The key question that the proposed edited volume attempts to answer is in what contexts the Dutch language has had contact with other languages outside the Dutch language area and what the consequences of this contact have been. Since it emerged as a continuum of nederduytsch dialects in the first millennium CE, the Dutch language has been in contact with many languages outside the Low Countries. People from the Low Countries as varied as merchants, soldiers, artisans, religious exiles, missionaries, and drainage workers have taken the Dutch language with them, often establishing Dutch language communities inside and outside Europe, bringing Dutch into contact with many other languages belonging to an extensive range of language families.

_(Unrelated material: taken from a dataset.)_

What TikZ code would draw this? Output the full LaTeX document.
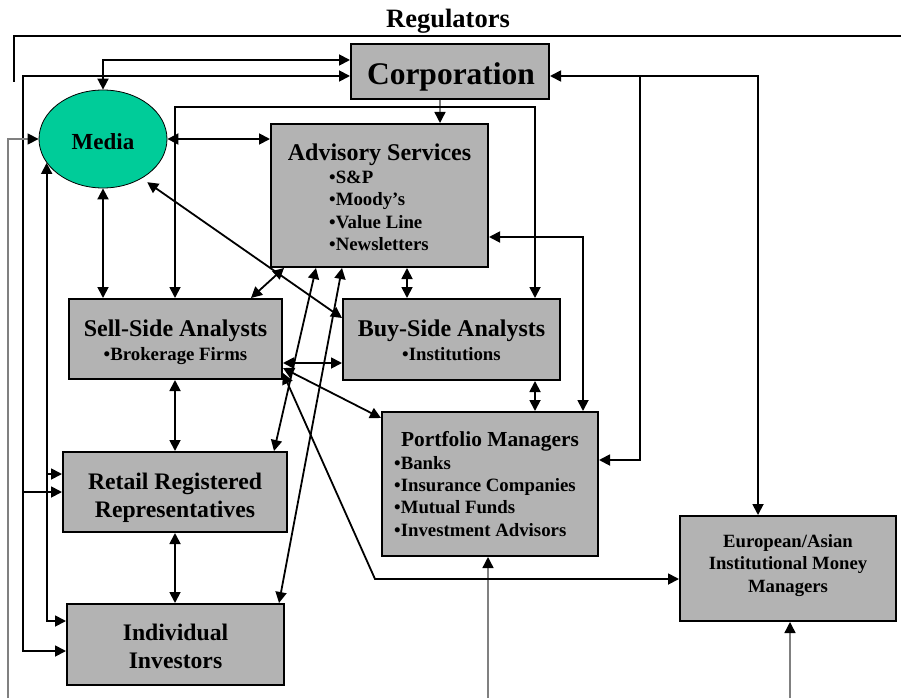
\documentclass[tikz,border=0pt]{standalone}
\usepackage{fontspec}
\setmainfont{Liberation Serif}
\usetikzlibrary{arrows.meta,shapes.geometric}
\definecolor{boxgray}{RGB}{179,179,179}
\definecolor{mediagreen}{RGB}{0,204,153}
\definecolor{linegray}{RGB}{128,128,128}
\newcommand{\myfs}[1]{\fontsize{#1}{#1}\selectfont\bfseries}
\begin{document}
\begin{tikzpicture}[x=1pt,y=-1pt,
  box/.style={draw=black, line width=2pt, fill=boxgray, inner sep=0pt, rectangle},
  conn/.style={line width=1.8pt, draw=black},
  >={Triangle[length=11pt,width=11pt]},
  gconn/.style={line width=1.4pt, draw=linegray, -{Triangle[length=11pt,width=11pt,color=black]}},
  txt/.style={inner sep=0pt, anchor=base},
  btxt/.style={inner sep=0pt, anchor=base west}]
\useasboundingbox (0,0) rectangle (901,698);
% boxes
\node[box, minimum width=198pt, minimum height=55pt] (corp) at (450,71.5) {};
\node[box, minimum width=217pt, minimum height=143pt] (adv) at (379.5,195.5) {};
\node[box, minimum width=213pt, minimum height=80pt] (sell) at (175.5,339) {};
\node[box, minimum width=217pt, minimum height=81pt] (buy) at (451.5,339.5) {};
\node[box, minimum width=216pt, minimum height=144pt] (port) at (490,484) {};
\node[box, minimum width=224pt, minimum height=80pt] (retail) at (175,492) {};
\node[box, minimum width=217pt, minimum height=81pt] (indiv) at (175.5,644.5) {};
\node[box, minimum width=216pt, minimum height=105pt] (euro) at (788,568.5) {};
\node[ellipse, draw=black, line width=0.8pt, fill=mediagreen, minimum width=128pt, minimum height=98pt, inner sep=0pt] (media) at (103,139) {};
% regulators bracket
\coordinate (regL) at (14,82);
\coordinate (regC) at (14,36);
\coordinate (regR) at (901,36);
\draw[conn] (regL) -- (regC) -- (regR);
% connectors
\draw[conn,<->] (media.north) |- (corp.west |- 0,60);
\draw[conn,<->] (corp.west |- 0,76) -- (23,76) -- (23,651) -- (indiv.west |- 0,651);
\draw[conn,->] (23,492) -- (retail.west |- 0,492);
\draw[conn,<->] (media.203) -- (media.203 |- 0,621) -- (indiv.west |- 0,621);
\draw[conn,->] (media.203 |- 0,474) -- (retail.west |- 0,474);
\draw[gconn] (8,698) -- (8,0 |- media.west) -- (media.west);
\draw[gconn] (440,0 |- corp.south) -- (440,0 |- adv.north);
\draw[gconn] (488,698) -- (488,0 |- port.south);
\draw[gconn] (790,698) -- (790,0 |- euro.south);
\draw[conn,<->] (media.east) -- (adv.west |- media.east);
\draw[conn,<->] (media.south) -- (media.south |- sell.north);
\draw[conn,<->] (175,0 |- sell.north) -- (175,107) -- (535,107) -- (535,0 |- buy.north);
\draw[conn,<->] (407,0 |- adv.south) -- (407,0 |- buy.north);
\draw[conn,<->] (535,0 |- buy.south) -- (535,0 |- port.north);
\draw[conn,<->] (adv.east |- 0,237) -- (583,237) -- (583,0 |- port.north);
\draw[conn,<->] (corp.east |- 0,76) -- (758,76) -- (758,0 |- euro.north);
\draw[conn,->] (640,76) -- (640,460) -- (port.east |- 0,460);
\draw[conn,<->] (sell.east |- 0,363) -- (buy.west |- 0,363);
\draw[conn,<->] (175,0 |- sell.south) -- (175,0 |- retail.north);
\draw[conn,<->] (175,0 |- retail.south) -- (175,0 |- indiv.north);
\draw[conn,<->] ([xshift=-32pt]sell.north east) -- ([xshift=14pt]adv.south west);
\draw[conn,<->] ([shift={(5,4)}]media.-45) -- (buy.west |- 0,318);
\draw[conn,<->] ([xshift=46pt]adv.south west) -- ([xshift=-14pt]retail.north east);
\draw[conn,<->] ([xshift=72pt]adv.south west) -- ([xshift=-6pt]indiv.north east);
\draw[conn,<->] (sell.east |- 0,368) -- (port.west |- 0,418);
\draw[conn,<->] (sell.east |- 0,373) -- (375,579) -- (euro.west |- 0,579);
% texts
\node[txt] (regT) at (448,28) {\myfs{26.5}Regulators};
\node[txt] (corpT) at (451,85) {\myfs{31.5}Corporation};
\node[txt] (mediaT) at (103,149) {\myfs{23}Media};
\node[txt] (advT) at (379.5,160) {\myfs{24}Advisory Services};
\node[btxt] (adv1) at (329,183.5) {\myfs{18.8}•S\&P};
\node[btxt] (adv2) at (329,205.5) {\myfs{18.8}•Moody’s};
\node[btxt] (adv3) at (329,228) {\myfs{18.8}•Value Line};
\node[btxt] (adv4) at (329,250) {\myfs{18.8}•Newsletters};
\node[txt] (sellT) at (175.5,336) {\myfs{24}Sell-Side Analysts};
\node[txt] (sell1) at (175.5,360) {\myfs{18.8}•Brokerage Firms};
\node[txt] (buyT) at (451.5,336) {\myfs{24}Buy-Side Analysts};
\node[txt] (buy1) at (451.5,360) {\myfs{18.8}•Institutions};
\node[txt] (portT) at (490,446) {\myfs{21.4}Portfolio Managers};
\node[btxt] (port1) at (394,469.5) {\myfs{18.8}•Banks};
\node[btxt] (port2) at (394,491.5) {\myfs{18.8}•Insurance Companies};
\node[btxt] (port3) at (394,513.5) {\myfs{18.8}•Mutual Funds};
\node[btxt] (port4) at (394,536) {\myfs{18.8}•Investment Advisors};
\node[txt] (retT1) at (175,489) {\myfs{23.7}Retail Registered};
\node[txt] (retT2) at (175,517) {\myfs{23.7}Representatives};
\node[txt] (indT1) at (175.5,640) {\myfs{23.7}Individual};
\node[txt] (indT2) at (175.5,668) {\myfs{23.7}Investors};
\node[txt] (euT1) at (788,547) {\myfs{18.7}European/Asian};
\node[txt] (euT2) at (788,569.5) {\myfs{18.7}Institutional Money};
\node[txt] (euT3) at (788,592) {\myfs{18.7}Managers};
\end{tikzpicture}
\end{document}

Amongst the topics that contact linguistics examines are multilingualism, codeswitching, lexical borrowing, grammatical interference, the emergence of contact varieties such as creoles and pidgins, and language shift or ‘first-language attrition’. The proposed volume intends to include chapters on all these themes. Furthermore, it will take a view of contact between Dutch and other languages across time with contributions analyzing this subject over the last thousand years or so. Additionally, it aims to examine contact globally to showcase the geographical reach of the Dutch language.

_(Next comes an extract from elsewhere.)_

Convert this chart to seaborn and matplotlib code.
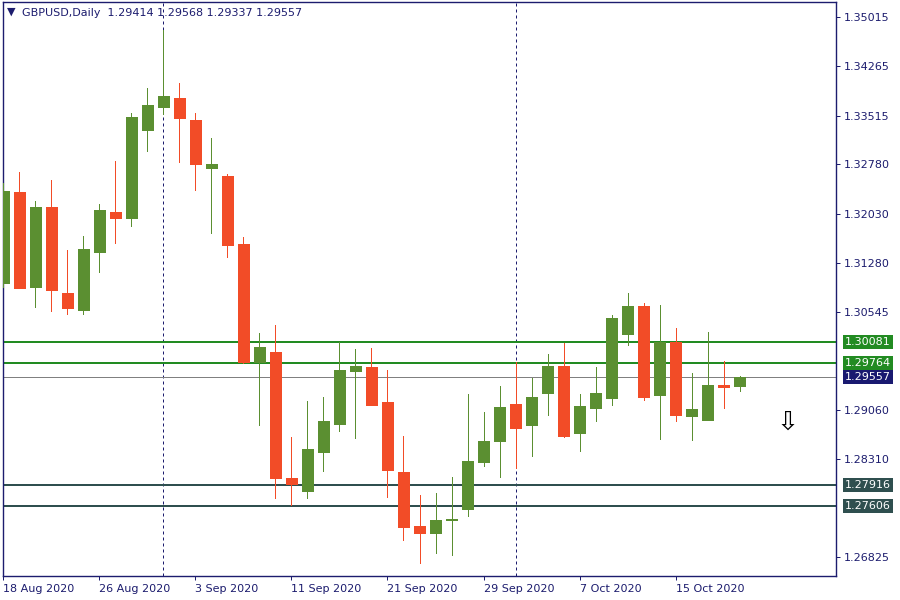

For this volume, we invite Dutch linguists, historical sociolinguists, and contact linguists to submit chapters especially on the following topics:
- How Dutch has functioned in multilingual environments;
- Language contact resulting from migration in the Middle Ages, such as Flemish migration to England, Scotland and Wales;
- The emergence of pidgins and creoles resulting from Dutch global commercial expansion;
- Code-switching and gap-filling in Dutch texts written outside the Dutch language area;
- Language shift from Dutch to languages other than English because of migration in the twentieth and twenty-first centuries, for example, to South America;
- The factors that have influenced the speed and scale of language shift from Dutch as an L1, e.g., language policy and technology;
- How contact linguistics helps to explain the emergence of Afrikaans;
- The contribution of texts compiled by missionary linguists to our understanding of contact between Dutch and other languages;
- The circulation of loanwords – how words are borrowed from Dutch and then re-borrowed by other languages. For example, Dutch loanwords have been borrowed by Japanese and then re-borrowed by languages that have contact with Japanese such as Korean, Mandarin Chinese and Taiwanese Hokkien;
- The role of the internet and digitalization in the collection and analysis of data on contact between Dutch and other languages.
Please submit a one-page abstract (ca. 300 words) and a short biography (one paragraph) to Dr. Christopher Joby at christopherjoby@gmail.com, before October 31st, 2022:
Applicants will be notified before January 1st, 2023. Chapters will be due by December 31st, 2023.